A Truckee Meadows Community College program that provides the skills needed by entrepreneurs is ramping up quickly during its second year of class offerings.
About 20 students are enrolled in entrepreneurship classes, says Melanie Lawler, coordinator of the program, and the program is seeing substantial interest from people who are planning to start their own businesses to provide for themselves as a result of the recession.
"A lot of people have been coming back to school," Lawler says.
The program has been getting interest, too, from owners of small businesses who realize that their skills have a gap maybe in financial management, maybe in marketing and turn to TMCC as a cost-effective way to get the knowledge they need. TMCC's classes cost $73.50 a credit hour for Nevada residents.
Classes, Lawler says, typically appear to be more like group consulting sessions than traditional classroom presentations.
Most of the faculty has experience with ownership and management, she says, and all are experienced at consulting with small businesses and would-be entrepreneurs.
"The classes are not taught by academics who have studied only the theory," she says.
And the program is guided by an advisory board of business people, including some who specialize in getting start-ups off the ground.
Enrollment includes some traditional college-age students along with more seasoned students who bring their experiences and real plans for new business ventures into class.
Evening classes at TMCC's Meadowood Center are particularly attractive to nontraditional students, Lawler says.
Classes cover subjects ranging from the basics of entrepreneurial activity to finance, marketing and protection of intellectual property.
A course in development of business plans has helped TMCC teams win honors in the annual Donald W. Reynolds Governor's Cup Competition sponsored by Nevada's Center for Entrepreneurship and Technology.
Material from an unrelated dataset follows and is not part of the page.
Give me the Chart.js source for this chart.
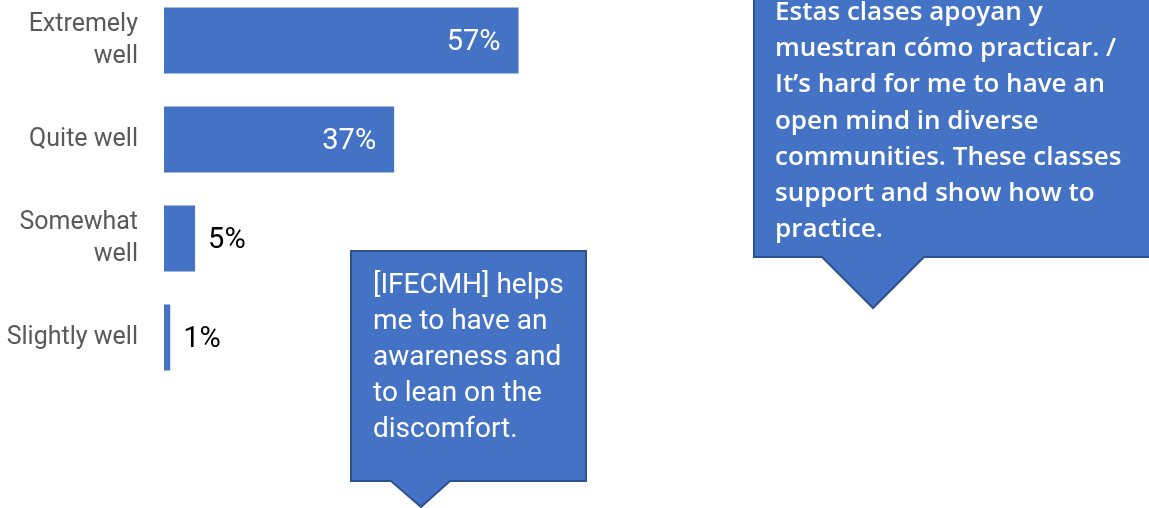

One of those winners, James Blood, took the next step and opened MJ's Pizzeria in Reno this year with the knowledge he developed.
Some students in the TMCC program, Lawler says, look only to complete a certificate program in entrepreneurship. Others seek to complete an associate's degree, and TMCC has arrangements in place with Sierra Nevada College and the University of Nevada, Reno, to allow its entrepreneurship students to translate seamlessly into bachelor's degree programs.
(Enrollment for the spring semester at TMCC opens Nov. 17. Enrollment applications are at apply.tmcc.edu.)